A couple of years later, when Roadchicklet was graduating, she received a present from the Coaches. It was a pan of brownies with a Matchbox car sunk in the middle.

Roadchick did learn a lesson from the whole experience and refined her stalking technique. She now knows to NOT turn around in the victim's driveway because you just never know what might happen if you do. Let Roadchick's embarrassment be a lesson to you - it's better to stalk from a little further out.


Michael Thomas said...

Oh My Lord.

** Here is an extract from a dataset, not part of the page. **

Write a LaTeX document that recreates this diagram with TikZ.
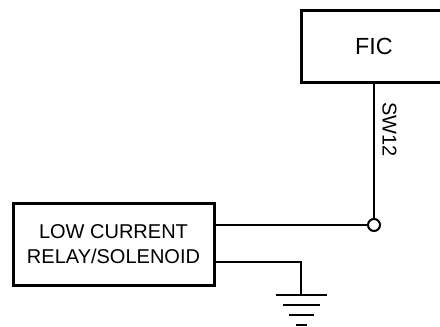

I could so see that happening to me, only with the laid off coal miner husband with the crappy attitude answering the lovely female teacher's door instead. Visions of shotguns, baseball bats, and shallow graves down by the creek ensue.
You had me LMAO!


Pacian said...


If you know what I mean.

briliantdonkey said...

wow that is you? All this time in this great big world of ours, I had NO idea. I once lived there. EYE once was a very young teacher, EYE once had two female students pull into and get stuck in my driveway! My brother and I still laugh about that to this very day!
Coach adorable huh? wow,,,,,tis a small world after all!


briliantdonkey said...

Just kidding obviously, but THAT would be a hoot!

Roadchick said...

Donkey Dahlin' - if it was true, the 'chick would be heading south to FL to do a little stalking. Cuz he was that adorable.

Crafty Green Poet said...

I love this story - partly cos I can relate to it, though never has my 'stalking' ended up so embarressing. Love the brownie cake with the Matchbox car in it.